• **Dataset records**:
┄┄┄┄┄┄┄┄┄┄

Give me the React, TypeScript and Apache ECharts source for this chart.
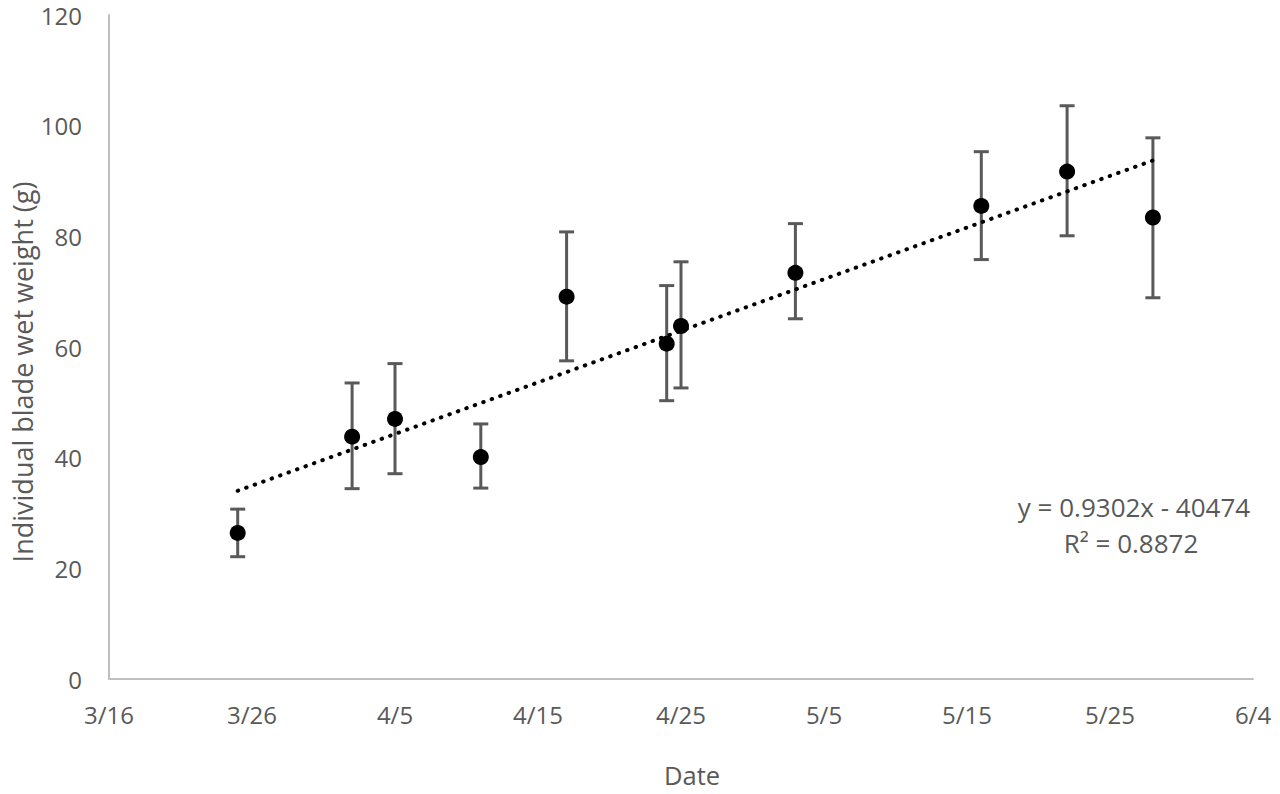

┄┄┄┄┄┄┄┄┄┄

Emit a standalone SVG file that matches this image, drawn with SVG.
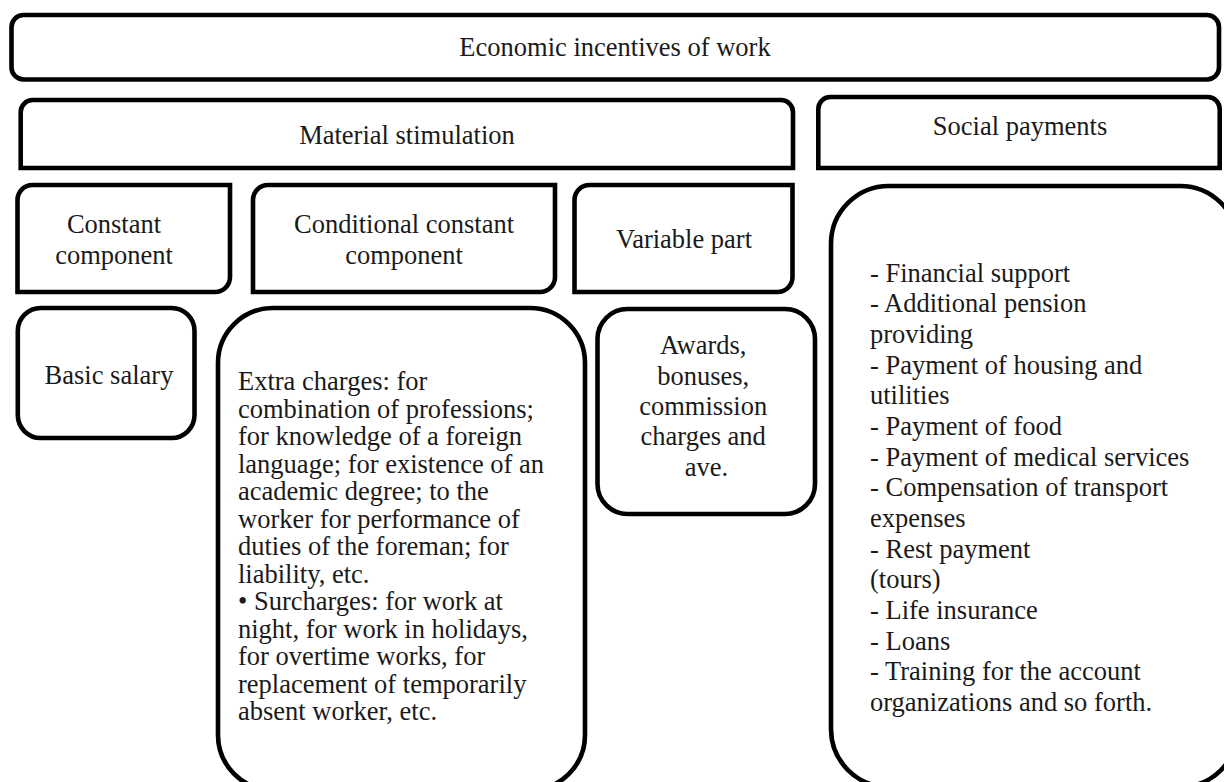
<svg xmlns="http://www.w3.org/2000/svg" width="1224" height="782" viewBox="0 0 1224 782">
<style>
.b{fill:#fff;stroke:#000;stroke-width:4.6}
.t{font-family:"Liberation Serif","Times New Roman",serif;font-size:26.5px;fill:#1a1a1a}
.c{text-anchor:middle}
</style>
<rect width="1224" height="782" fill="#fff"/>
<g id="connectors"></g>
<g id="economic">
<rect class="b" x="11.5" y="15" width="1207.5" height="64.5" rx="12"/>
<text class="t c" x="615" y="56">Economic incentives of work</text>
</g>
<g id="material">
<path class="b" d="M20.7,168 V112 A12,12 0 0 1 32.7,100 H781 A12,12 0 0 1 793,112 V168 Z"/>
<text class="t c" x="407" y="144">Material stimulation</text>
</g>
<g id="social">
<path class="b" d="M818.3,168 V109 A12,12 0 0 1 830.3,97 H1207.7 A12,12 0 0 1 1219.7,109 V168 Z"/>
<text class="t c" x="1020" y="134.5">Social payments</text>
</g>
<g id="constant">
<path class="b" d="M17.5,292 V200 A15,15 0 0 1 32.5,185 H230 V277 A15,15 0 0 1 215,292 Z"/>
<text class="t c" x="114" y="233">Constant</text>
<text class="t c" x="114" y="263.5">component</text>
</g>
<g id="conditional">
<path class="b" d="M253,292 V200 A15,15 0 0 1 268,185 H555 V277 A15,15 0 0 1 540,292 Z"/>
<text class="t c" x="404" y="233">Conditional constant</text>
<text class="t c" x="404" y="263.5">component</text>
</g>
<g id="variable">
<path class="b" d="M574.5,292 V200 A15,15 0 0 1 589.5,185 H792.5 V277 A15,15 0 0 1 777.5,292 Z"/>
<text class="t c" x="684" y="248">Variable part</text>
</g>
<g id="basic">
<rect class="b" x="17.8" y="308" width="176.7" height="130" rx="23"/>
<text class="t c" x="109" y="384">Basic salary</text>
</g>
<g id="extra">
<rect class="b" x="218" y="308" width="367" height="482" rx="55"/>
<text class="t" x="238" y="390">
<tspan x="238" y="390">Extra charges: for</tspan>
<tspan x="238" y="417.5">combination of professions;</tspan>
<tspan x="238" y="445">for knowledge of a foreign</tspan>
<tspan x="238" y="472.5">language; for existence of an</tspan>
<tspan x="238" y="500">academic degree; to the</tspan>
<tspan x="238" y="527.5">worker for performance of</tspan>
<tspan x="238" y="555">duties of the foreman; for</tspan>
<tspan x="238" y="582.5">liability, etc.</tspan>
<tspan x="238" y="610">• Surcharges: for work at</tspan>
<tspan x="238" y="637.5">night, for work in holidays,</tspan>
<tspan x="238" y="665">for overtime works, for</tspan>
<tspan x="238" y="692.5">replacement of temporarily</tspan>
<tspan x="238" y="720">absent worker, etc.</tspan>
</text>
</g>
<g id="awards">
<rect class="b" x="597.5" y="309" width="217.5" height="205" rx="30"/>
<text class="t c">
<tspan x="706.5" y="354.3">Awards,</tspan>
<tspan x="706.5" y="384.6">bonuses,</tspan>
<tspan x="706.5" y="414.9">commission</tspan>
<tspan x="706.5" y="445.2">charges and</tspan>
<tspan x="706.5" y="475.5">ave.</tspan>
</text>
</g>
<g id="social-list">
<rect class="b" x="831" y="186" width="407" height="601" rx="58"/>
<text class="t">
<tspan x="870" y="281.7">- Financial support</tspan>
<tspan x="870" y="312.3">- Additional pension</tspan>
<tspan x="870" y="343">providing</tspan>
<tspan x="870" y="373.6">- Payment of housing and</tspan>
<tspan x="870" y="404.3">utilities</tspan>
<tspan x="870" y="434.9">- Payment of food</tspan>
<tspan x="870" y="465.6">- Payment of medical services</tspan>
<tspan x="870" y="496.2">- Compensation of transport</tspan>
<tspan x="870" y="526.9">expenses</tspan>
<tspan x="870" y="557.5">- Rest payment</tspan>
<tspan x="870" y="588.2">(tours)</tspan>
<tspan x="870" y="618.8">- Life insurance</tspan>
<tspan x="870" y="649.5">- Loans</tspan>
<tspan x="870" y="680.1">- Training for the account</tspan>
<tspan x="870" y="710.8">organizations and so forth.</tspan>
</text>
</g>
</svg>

┄┄┄┄┄┄┄┄┄┄

• **What is being asked**:
Each line holding "this" must be found and copied.

• **Task solution**:
Give me the React, TypeScript and Apache ECharts source for this chart.
Emit a standalone SVG file that matches this image, drawn with SVG.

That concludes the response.